Despite switching to all-wheel drive for the latest M5, BMW is still committed to offering rear-wheel drive thrills for enthusiasts. The super sedan introduced a switchable xDrive setup allowing you to select a pure RWD mode if you want to get tail-happy, and this setup will also be offered in the upcoming M8.
In an interview with Australian magazine Go Auto, BMW M GmbH chairman of the board of management Markus Flasch confirmed the next-generation M3 will have a "rear-wheel-drive version" and will be offered with a manual transmission. This seems to back up reports that there will be multiple versions of the new M3, including an all-wheel drive version and a hotter M3 Competition.
Unlike Mercedes-AMG, BMW is remaining committed to rear-wheel-drive. Company chief Tobias Moers recently announced that future Mercedes-AMG models will only be offered with AWD to meet customer demand, but Flasch says BMW M will continue to offer rear-drive variants as he believes they are still relevant in certain segments.
He believes that AWD is more suitable for large SUVs and sedans that are driven for most of the year for long distances and often on dirt tracks. In the new M5, for example, the automaker found that customers hardly ever switch off AWD "because it's just such a great drive with it". For smaller cars like the M2, M3, and M4, Flasch believes customers often buy them as second or third cars and that rear-wheel-drive makes sense because they are often driven in good weather for special occasions. "This is not black and white, but in general there is a differentiation between the bigger cars – longer wheelbase, V8 – smaller cars, straight-six (engine), more like 'the good weather car', are still asking for rear-wheel drive and manual stick shift," he said.
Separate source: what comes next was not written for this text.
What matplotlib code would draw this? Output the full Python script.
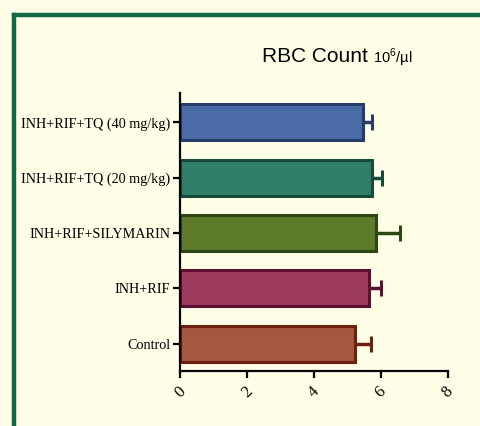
import matplotlib.pyplot as plt
from matplotlib.lines import Line2D

groups = ['Control', 'INH+RIF', 'INH+RIF+SILYMARIN',
          'INH+RIF+TQ (20 mg/kg)', 'INH+RIF+TQ (40 mg/kg)']
means = [5.23, 5.64, 5.84, 5.74, 5.46]
sems = [0.47, 0.36, 0.72, 0.30, 0.28]
fills = ['#A6573F', '#9E3A5E', '#5E7A2B', '#2E7E68', '#4A6BA6']
edges = ['#6E1F0F', '#5C0F30', '#2E4514', '#174A3A', '#263D6A']
xticks = [0, 2, 4, 6, 8]

bg = '#FFFFE8'
plt.rcParams['mathtext.fontset'] = 'custom'
plt.rcParams['mathtext.rm'] = 'Liberation Sans'

fig = plt.figure(figsize=(4.8, 4.26), dpi=100, facecolor=bg)
ax = fig.add_axes([0.375, 0.129, 0.558, 0.653])
ax.set_facecolor(bg)

for i, (m, s, fc, ec) in enumerate(zip(means, sems, fills, edges)):
    ax.barh(i, m, height=0.65, color=fc, edgecolor=ec, linewidth=2.2, zorder=2)
    ax.errorbar(m, i, xerr=[[0], [s]], fmt='none', ecolor=ec,
                elinewidth=2.5, capsize=6, capthick=2.2, zorder=1)

ax.set_xlim(0, 8)
ax.set_ylim(-0.49, 4.53)
ax.set_xticks(xticks)
ax.set_xticklabels([str(t) for t in xticks], rotation=45, ha='center',
                   fontsize=12, family=['Liberation Serif', 'DejaVu Serif'])
ax.set_yticks(range(len(groups)))
ax.set_yticklabels(groups, fontsize=10.2, family=['Liberation Serif', 'DejaVu Serif'])
for sp in ['top', 'right']:
    ax.spines[sp].set_visible(False)
for sp in ['left', 'bottom']:
    ax.spines[sp].set_linewidth(1.6)
ax.tick_params(axis='both', direction='out', width=1.6, length=5, color='black')
ax.tick_params(axis='x', pad=4)
ax.tick_params(axis='y', pad=2)

t = fig.text(0.545, 0.854, 'RBC Count', fontsize=15,
             family=['Liberation Sans', 'DejaVu Sans'], va='baseline')
ax.annotate(r'10$^{6}$/µl', xy=(1, 0), xycoords=t, xytext=(4, 2.5),
            textcoords='offset points', fontsize=10.5, va='baseline',
            family=['Liberation Sans', 'DejaVu Sans'], annotation_clip=False)

# green frame
fx = 14 / 480
fy = 1 - 15 / 426
fig.add_artist(Line2D([fx, fx], [-0.05, fy], transform=fig.transFigure,
                      color='#0E6B45', linewidth=3.2, solid_capstyle='projecting'))
fig.add_artist(Line2D([fx, 1.05], [fy, fy], transform=fig.transFigure,
                      color='#0E6B45', linewidth=3.2, solid_capstyle='projecting'))

fig.savefig('out.png', dpi=100, facecolor=bg)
Flasch added that BMW M will continue to cater for enthusiasts by offering new CS versions, which won't necessarily be restricted to coupes, implying that the next-generation M3 and SUVs could get the sporty CS treatment. BMW M's legendary lightweight CSL models could also make a comeback, which Flasch describes as "the purest M character that you can achieve on a car that has still got license plates on it."
No model names were suggested, but we wouldn't be surprised if the M2 gets the CSL treatment in the future. Don't get your hopes up for M versions of the X2 and Z4, however. Speaking about the latter, Flasch said a BMW Z4 M isn't in the cards because it would be too difficult cramming a larger engine into the roadster.